Print all the data, keeping every line exactly as it is.

******************************

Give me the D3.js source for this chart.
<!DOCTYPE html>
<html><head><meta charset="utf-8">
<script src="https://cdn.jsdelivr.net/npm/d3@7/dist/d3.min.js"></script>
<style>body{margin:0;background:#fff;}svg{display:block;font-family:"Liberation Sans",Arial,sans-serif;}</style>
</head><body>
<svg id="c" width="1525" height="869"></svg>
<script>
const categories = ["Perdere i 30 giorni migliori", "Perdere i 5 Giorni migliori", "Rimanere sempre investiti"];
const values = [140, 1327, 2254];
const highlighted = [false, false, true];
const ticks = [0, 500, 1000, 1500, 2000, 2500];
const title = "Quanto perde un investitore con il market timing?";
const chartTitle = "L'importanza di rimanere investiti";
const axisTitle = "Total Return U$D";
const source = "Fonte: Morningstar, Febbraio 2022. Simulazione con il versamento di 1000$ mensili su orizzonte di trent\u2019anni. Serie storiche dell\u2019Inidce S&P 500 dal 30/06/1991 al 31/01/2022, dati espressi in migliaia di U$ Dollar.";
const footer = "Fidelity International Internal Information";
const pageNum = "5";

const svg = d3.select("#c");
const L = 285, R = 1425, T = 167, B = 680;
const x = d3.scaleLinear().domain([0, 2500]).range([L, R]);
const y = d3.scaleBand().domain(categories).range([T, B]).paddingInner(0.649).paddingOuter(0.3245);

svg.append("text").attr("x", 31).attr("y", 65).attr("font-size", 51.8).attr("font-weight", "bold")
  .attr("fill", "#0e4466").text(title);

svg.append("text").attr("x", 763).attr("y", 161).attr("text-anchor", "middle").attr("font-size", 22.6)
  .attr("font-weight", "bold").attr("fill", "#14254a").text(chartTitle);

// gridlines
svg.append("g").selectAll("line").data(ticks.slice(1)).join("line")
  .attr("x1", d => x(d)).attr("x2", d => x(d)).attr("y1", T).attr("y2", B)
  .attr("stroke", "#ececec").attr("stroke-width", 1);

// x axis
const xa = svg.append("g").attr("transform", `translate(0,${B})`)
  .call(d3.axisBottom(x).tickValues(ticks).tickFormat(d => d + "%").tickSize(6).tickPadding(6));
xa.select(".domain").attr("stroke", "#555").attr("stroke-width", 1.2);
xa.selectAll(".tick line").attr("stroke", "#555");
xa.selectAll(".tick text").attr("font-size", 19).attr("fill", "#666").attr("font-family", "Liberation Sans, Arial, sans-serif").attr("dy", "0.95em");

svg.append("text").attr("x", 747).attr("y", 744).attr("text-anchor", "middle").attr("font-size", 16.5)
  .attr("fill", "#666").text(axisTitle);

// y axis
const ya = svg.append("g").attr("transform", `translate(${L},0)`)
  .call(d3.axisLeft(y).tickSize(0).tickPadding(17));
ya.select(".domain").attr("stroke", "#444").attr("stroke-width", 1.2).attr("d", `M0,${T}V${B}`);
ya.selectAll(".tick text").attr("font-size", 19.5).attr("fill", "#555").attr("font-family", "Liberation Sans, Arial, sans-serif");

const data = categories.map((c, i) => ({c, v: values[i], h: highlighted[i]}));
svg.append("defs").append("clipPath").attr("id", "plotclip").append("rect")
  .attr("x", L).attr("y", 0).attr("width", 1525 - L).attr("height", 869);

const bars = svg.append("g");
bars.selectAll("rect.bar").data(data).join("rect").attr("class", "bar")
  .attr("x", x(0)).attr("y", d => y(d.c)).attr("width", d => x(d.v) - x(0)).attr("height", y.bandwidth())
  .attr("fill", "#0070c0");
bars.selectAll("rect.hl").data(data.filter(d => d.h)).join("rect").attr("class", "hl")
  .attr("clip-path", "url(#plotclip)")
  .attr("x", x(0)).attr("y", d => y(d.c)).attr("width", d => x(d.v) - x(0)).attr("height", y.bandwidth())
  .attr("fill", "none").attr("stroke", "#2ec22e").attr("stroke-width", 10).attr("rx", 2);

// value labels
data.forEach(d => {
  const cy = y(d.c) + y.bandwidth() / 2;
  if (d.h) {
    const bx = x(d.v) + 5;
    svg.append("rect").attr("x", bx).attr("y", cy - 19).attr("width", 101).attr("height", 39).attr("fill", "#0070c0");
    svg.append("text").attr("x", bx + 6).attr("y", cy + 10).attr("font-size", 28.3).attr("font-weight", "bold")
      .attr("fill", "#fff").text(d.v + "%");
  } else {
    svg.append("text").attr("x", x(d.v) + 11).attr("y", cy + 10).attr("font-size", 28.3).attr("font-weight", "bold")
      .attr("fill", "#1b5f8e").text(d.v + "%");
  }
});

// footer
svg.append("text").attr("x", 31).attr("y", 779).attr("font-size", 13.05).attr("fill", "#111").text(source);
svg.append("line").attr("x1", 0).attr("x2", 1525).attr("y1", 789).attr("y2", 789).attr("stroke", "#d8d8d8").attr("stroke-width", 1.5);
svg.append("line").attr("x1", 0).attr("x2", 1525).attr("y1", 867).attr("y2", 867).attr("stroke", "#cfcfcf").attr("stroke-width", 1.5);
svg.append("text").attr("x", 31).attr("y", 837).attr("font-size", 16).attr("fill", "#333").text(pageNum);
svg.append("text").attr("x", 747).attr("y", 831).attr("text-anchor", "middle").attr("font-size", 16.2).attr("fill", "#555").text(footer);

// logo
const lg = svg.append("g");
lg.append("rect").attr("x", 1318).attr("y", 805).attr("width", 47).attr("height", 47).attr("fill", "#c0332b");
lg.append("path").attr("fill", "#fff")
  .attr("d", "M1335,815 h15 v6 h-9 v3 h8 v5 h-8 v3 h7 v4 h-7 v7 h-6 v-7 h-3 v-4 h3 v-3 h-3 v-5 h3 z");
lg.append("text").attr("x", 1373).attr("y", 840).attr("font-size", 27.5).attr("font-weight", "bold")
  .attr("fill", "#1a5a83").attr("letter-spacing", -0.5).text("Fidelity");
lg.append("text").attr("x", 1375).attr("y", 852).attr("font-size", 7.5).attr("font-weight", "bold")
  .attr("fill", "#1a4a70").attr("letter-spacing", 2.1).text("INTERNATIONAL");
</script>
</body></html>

******************************

-- Response below --
Give me the D3.js source for this chart.
<!DOCTYPE html>
<html><head><meta charset="utf-8">
<script src="https://cdn.jsdelivr.net/npm/d3@7/dist/d3.min.js"></script>
<style>body{margin:0;background:#fff;}svg{display:block;font-family:"Liberation Sans",Arial,sans-serif;}</style>
</head><body>
<svg id="c" width="1525" height="869"></svg>
<script>
const categories = ["Perdere i 30 giorni migliori", "Perdere i 5 Giorni migliori", "Rimanere sempre investiti"];
const values = [140, 1327, 2254];
const highlighted = [false, false, true];
const ticks = [0, 500, 1000, 1500, 2000, 2500];
const title = "Quanto perde un investitore con il market timing?";
const chartTitle = "L'importanza di rimanere investiti";
const axisTitle = "Total Return U$D";
const source = "Fonte: Morningstar, Febbraio 2022. Simulazione con il versamento di 1000$ mensili su orizzonte di trent\u2019anni. Serie storiche dell\u2019Inidce S&P 500 dal 30/06/1991 al 31/01/2022, dati espressi in migliaia di U$ Dollar.";
const footer = "Fidelity International Internal Information";
const pageNum = "5";

const svg = d3.select("#c");
const L = 285, R = 1425, T = 167, B = 680;
const x = d3.scaleLinear().domain([0, 2500]).range([L, R]);
const y = d3.scaleBand().domain(categories).range([T, B]).paddingInner(0.649).paddingOuter(0.3245);

svg.append("text").attr("x", 31).attr("y", 65).attr("font-size", 51.8).attr("font-weight", "bold")
  .attr("fill", "#0e4466").text(title);

svg.append("text").attr("x", 763).attr("y", 161).attr("text-anchor", "middle").attr("font-size", 22.6)
  .attr("font-weight", "bold").attr("fill", "#14254a").text(chartTitle);

// gridlines
svg.append("g").selectAll("line").data(ticks.slice(1)).join("line")
  .attr("x1", d => x(d)).attr("x2", d => x(d)).attr("y1", T).attr("y2", B)
  .attr("stroke", "#ececec").attr("stroke-width", 1);

// x axis
const xa = svg.append("g").attr("transform", `translate(0,${B})`)
  .call(d3.axisBottom(x).tickValues(ticks).tickFormat(d => d + "%").tickSize(6).tickPadding(6));
xa.select(".domain").attr("stroke", "#555").attr("stroke-width", 1.2);
xa.selectAll(".tick line").attr("stroke", "#555");
xa.selectAll(".tick text").attr("font-size", 19).attr("fill", "#666").attr("font-family", "Liberation Sans, Arial, sans-serif").attr("dy", "0.95em");

svg.append("text").attr("x", 747).attr("y", 744).attr("text-anchor", "middle").attr("font-size", 16.5)
  .attr("fill", "#666").text(axisTitle);

// y axis
const ya = svg.append("g").attr("transform", `translate(${L},0)`)
  .call(d3.axisLeft(y).tickSize(0).tickPadding(17));
ya.select(".domain").attr("stroke", "#444").attr("stroke-width", 1.2).attr("d", `M0,${T}V${B}`);
ya.selectAll(".tick text").attr("font-size", 19.5).attr("fill", "#555").attr("font-family", "Liberation Sans, Arial, sans-serif");

const data = categories.map((c, i) => ({c, v: values[i], h: highlighted[i]}));
svg.append("defs").append("clipPath").attr("id", "plotclip").append("rect")
  .attr("x", L).attr("y", 0).attr("width", 1525 - L).attr("height", 869);

const bars = svg.append("g");
bars.selectAll("rect.bar").data(data).join("rect").attr("class", "bar")
  .attr("x", x(0)).attr("y", d => y(d.c)).attr("width", d => x(d.v) - x(0)).attr("height", y.bandwidth())
  .attr("fill", "#0070c0");
bars.selectAll("rect.hl").data(data.filter(d => d.h)).join("rect").attr("class", "hl")
  .attr("clip-path", "url(#plotclip)")
  .attr("x", x(0)).attr("y", d => y(d.c)).attr("width", d => x(d.v) - x(0)).attr("height", y.bandwidth())
  .attr("fill", "none").attr("stroke", "#2ec22e").attr("stroke-width", 10).attr("rx", 2);

// value labels
data.forEach(d => {
  const cy = y(d.c) + y.bandwidth() / 2;
  if (d.h) {
    const bx = x(d.v) + 5;
    svg.append("rect").attr("x", bx).attr("y", cy - 19).attr("width", 101).attr("height", 39).attr("fill", "#0070c0");
    svg.append("text").attr("x", bx + 6).attr("y", cy + 10).attr("font-size", 28.3).attr("font-weight", "bold")
      .attr("fill", "#fff").text(d.v + "%");
  } else {
    svg.append("text").attr("x", x(d.v) + 11).attr("y", cy + 10).attr("font-size", 28.3).attr("font-weight", "bold")
      .attr("fill", "#1b5f8e").text(d.v + "%");
  }
});

// footer
svg.append("text").attr("x", 31).attr("y", 779).attr("font-size", 13.05).attr("fill", "#111").text(source);
svg.append("line").attr("x1", 0).attr("x2", 1525).attr("y1", 789).attr("y2", 789).attr("stroke", "#d8d8d8").attr("stroke-width", 1.5);
svg.append("line").attr("x1", 0).attr("x2", 1525).attr("y1", 867).attr("y2", 867).attr("stroke", "#cfcfcf").attr("stroke-width", 1.5);
svg.append("text").attr("x", 31).attr("y", 837).attr("font-size", 16).attr("fill", "#333").text(pageNum);
svg.append("text").attr("x", 747).attr("y", 831).attr("text-anchor", "middle").attr("font-size", 16.2).attr("fill", "#555").text(footer);

// logo
const lg = svg.append("g");
lg.append("rect").attr("x", 1318).attr("y", 805).attr("width", 47).attr("height", 47).attr("fill", "#c0332b");
lg.append("path").attr("fill", "#fff")
  .attr("d", "M1335,815 h15 v6 h-9 v3 h8 v5 h-8 v3 h7 v4 h-7 v7 h-6 v-7 h-3 v-4 h3 v-3 h-3 v-5 h3 z");
lg.append("text").attr("x", 1373).attr("y", 840).attr("font-size", 27.5).attr("font-weight", "bold")
  .attr("fill", "#1a5a83").attr("letter-spacing", -0.5).text("Fidelity");
lg.append("text").attr("x", 1375).attr("y", 852).attr("font-size", 7.5).attr("font-weight", "bold")
  .attr("fill", "#1a4a70").attr("letter-spacing", 2.1).text("INTERNATIONAL");
</script>
</body></html>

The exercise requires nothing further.